The sun comes out more often now. It’s National Ice Cream Day, and you get your free cone from Ben and Jerry’s. The sweet taste of mango lingers, and you savor it until the very last bite. On your walk back to the Main Green, you stop by a tawny brown house that’s soon to be yours. You’ve walked past it probably hundreds of times before, but this time it’s just the three of you so you pause to take a picture together.
You take another picture like this on the first day of senior year.
Step 3: Screw tight and let sit for 2-3 days
This half of the year has felt shorter than the first, and the days seem to slip away ever so quietly. So you slow it down a bit. You sit on a dock and bask in the sun. He’s reading John Green, and you’re reading Hiroko Oyamada. On the car ride to and from Maren Morris, you listen to her talk about studying abroad and share stories that span the past and the future. Each moment you’ve spent in a coffee shop together, your stay grows longer—an hour and a half at Coffee Exchange, two and a half at Nitro Bar, nearly five at Little City and Caffe Nero. You trust in the timing of things.

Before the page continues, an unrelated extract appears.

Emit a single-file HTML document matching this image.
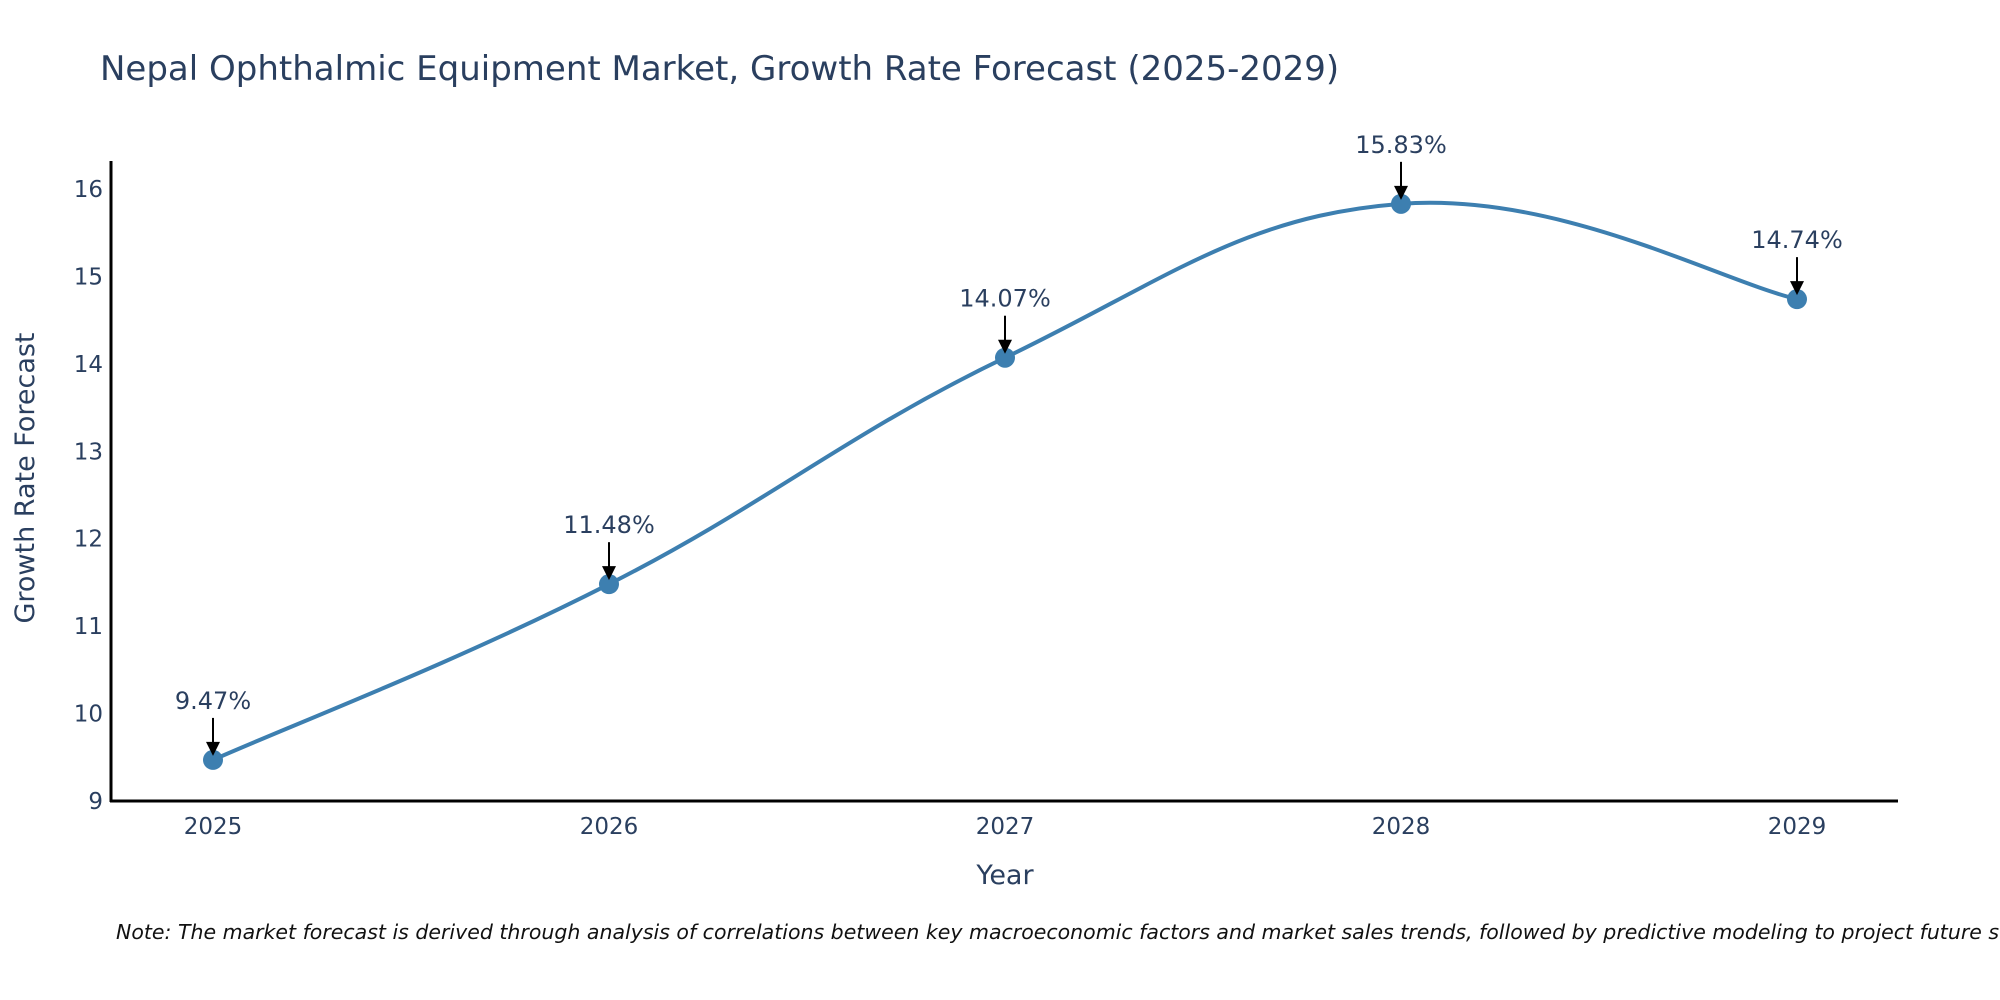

With patience and persistence, the final product is one crafted with love, devotion, and understanding.
***
It’s 9 p.m.. You have two assignments to finish before class tomorrow, but your friend has a flight to catch at 6 a.m., so you plan to stop by her house for a few minutes to give her cookies that you and your roommates baked last night. She hands you Fun Dip in exchange, then you drive together to meet with another friend. She hops into the car too, and now you’re in your typical formation: huddled around the center console, heads nearly touching, entranced in laughter and conversation.
You don’t remember what you talked about or how an hour has passed—an hour that turns into two weeks, three months, four years.
Graduation is 95 days away. You can’t start crying just yet.